• The exercise: Reproduce all of the data word for word.

__________

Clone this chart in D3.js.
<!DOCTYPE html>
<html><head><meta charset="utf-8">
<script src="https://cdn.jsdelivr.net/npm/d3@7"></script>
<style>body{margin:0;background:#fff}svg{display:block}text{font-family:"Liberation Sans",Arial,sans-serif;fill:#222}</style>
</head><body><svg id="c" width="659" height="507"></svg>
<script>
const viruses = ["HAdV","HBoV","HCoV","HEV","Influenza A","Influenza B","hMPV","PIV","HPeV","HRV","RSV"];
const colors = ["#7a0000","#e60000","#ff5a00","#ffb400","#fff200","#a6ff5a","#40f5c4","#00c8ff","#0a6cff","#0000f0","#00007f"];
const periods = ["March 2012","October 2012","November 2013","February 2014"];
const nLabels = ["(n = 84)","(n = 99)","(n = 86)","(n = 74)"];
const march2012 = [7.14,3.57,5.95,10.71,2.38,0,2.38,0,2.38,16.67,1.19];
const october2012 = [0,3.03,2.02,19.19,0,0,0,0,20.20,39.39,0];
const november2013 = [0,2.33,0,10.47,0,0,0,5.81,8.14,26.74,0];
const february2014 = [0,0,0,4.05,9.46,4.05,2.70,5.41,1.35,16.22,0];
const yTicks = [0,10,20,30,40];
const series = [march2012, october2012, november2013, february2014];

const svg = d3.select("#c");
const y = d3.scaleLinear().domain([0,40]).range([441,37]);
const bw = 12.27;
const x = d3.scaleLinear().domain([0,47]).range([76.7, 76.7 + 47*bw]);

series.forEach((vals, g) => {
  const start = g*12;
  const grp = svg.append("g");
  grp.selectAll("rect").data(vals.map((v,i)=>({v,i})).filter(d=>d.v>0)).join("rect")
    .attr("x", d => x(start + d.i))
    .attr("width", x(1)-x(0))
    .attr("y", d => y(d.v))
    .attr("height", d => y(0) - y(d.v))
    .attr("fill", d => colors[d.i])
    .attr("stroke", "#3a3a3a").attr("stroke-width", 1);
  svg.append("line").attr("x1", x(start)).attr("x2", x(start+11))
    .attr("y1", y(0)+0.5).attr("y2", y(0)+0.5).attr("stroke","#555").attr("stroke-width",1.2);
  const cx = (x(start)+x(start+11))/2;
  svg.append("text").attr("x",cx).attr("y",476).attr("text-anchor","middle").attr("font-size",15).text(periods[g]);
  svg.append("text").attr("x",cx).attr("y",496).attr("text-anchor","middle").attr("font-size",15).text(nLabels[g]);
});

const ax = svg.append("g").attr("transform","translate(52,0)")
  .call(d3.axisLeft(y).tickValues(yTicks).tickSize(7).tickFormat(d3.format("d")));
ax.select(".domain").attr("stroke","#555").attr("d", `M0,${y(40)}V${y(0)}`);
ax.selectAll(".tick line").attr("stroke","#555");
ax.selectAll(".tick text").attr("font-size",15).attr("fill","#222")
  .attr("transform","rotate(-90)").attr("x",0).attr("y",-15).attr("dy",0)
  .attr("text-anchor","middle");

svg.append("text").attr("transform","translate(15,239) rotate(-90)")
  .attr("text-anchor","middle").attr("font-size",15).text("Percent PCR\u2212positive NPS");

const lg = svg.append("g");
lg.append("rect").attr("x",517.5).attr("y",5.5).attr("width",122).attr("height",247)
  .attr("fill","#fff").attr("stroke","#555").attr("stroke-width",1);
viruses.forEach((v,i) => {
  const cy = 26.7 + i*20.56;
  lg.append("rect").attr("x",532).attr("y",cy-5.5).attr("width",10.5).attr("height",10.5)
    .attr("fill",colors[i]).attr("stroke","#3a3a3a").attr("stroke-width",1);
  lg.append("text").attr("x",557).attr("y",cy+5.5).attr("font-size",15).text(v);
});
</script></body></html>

__________

• Response to the exercise:
Clone this chart in D3.js.
<!DOCTYPE html>
<html><head><meta charset="utf-8">
<script src="https://cdn.jsdelivr.net/npm/d3@7"></script>
<style>body{margin:0;background:#fff}svg{display:block}text{font-family:"Liberation Sans",Arial,sans-serif;fill:#222}</style>
</head><body><svg id="c" width="659" height="507"></svg>
<script>
const viruses = ["HAdV","HBoV","HCoV","HEV","Influenza A","Influenza B","hMPV","PIV","HPeV","HRV","RSV"];
const colors = ["#7a0000","#e60000","#ff5a00","#ffb400","#fff200","#a6ff5a","#40f5c4","#00c8ff","#0a6cff","#0000f0","#00007f"];
const periods = ["March 2012","October 2012","November 2013","February 2014"];
const nLabels = ["(n = 84)","(n = 99)","(n = 86)","(n = 74)"];
const march2012 = [7.14,3.57,5.95,10.71,2.38,0,2.38,0,2.38,16.67,1.19];
const october2012 = [0,3.03,2.02,19.19,0,0,0,0,20.20,39.39,0];
const november2013 = [0,2.33,0,10.47,0,0,0,5.81,8.14,26.74,0];
const february2014 = [0,0,0,4.05,9.46,4.05,2.70,5.41,1.35,16.22,0];
const yTicks = [0,10,20,30,40];
const series = [march2012, october2012, november2013, february2014];

const svg = d3.select("#c");
const y = d3.scaleLinear().domain([0,40]).range([441,37]);
const bw = 12.27;
const x = d3.scaleLinear().domain([0,47]).range([76.7, 76.7 + 47*bw]);

series.forEach((vals, g) => {
  const start = g*12;
  const grp = svg.append("g");
  grp.selectAll("rect").data(vals.map((v,i)=>({v,i})).filter(d=>d.v>0)).join("rect")
    .attr("x", d => x(start + d.i))
    .attr("width", x(1)-x(0))
    .attr("y", d => y(d.v))
    .attr("height", d => y(0) - y(d.v))
    .attr("fill", d => colors[d.i])
    .attr("stroke", "#3a3a3a").attr("stroke-width", 1);
  svg.append("line").attr("x1", x(start)).attr("x2", x(start+11))
    .attr("y1", y(0)+0.5).attr("y2", y(0)+0.5).attr("stroke","#555").attr("stroke-width",1.2);
  const cx = (x(start)+x(start+11))/2;
  svg.append("text").attr("x",cx).attr("y",476).attr("text-anchor","middle").attr("font-size",15).text(periods[g]);
  svg.append("text").attr("x",cx).attr("y",496).attr("text-anchor","middle").attr("font-size",15).text(nLabels[g]);
});

const ax = svg.append("g").attr("transform","translate(52,0)")
  .call(d3.axisLeft(y).tickValues(yTicks).tickSize(7).tickFormat(d3.format("d")));
ax.select(".domain").attr("stroke","#555").attr("d", `M0,${y(40)}V${y(0)}`);
ax.selectAll(".tick line").attr("stroke","#555");
ax.selectAll(".tick text").attr("font-size",15).attr("fill","#222")
  .attr("transform","rotate(-90)").attr("x",0).attr("y",-15).attr("dy",0)
  .attr("text-anchor","middle");

svg.append("text").attr("transform","translate(15,239) rotate(-90)")
  .attr("text-anchor","middle").attr("font-size",15).text("Percent PCR\u2212positive NPS");

const lg = svg.append("g");
lg.append("rect").attr("x",517.5).attr("y",5.5).attr("width",122).attr("height",247)
  .attr("fill","#fff").attr("stroke","#555").attr("stroke-width",1);
viruses.forEach((v,i) => {
  const cy = 26.7 + i*20.56;
  lg.append("rect").attr("x",532).attr("y",cy-5.5).attr("width",10.5).attr("height",10.5)
    .attr("fill",colors[i]).attr("stroke","#3a3a3a").attr("stroke-width",1);
  lg.append("text").attr("x",557).attr("y",cy+5.5).attr("font-size",15).text(v);
});
</script></body></html>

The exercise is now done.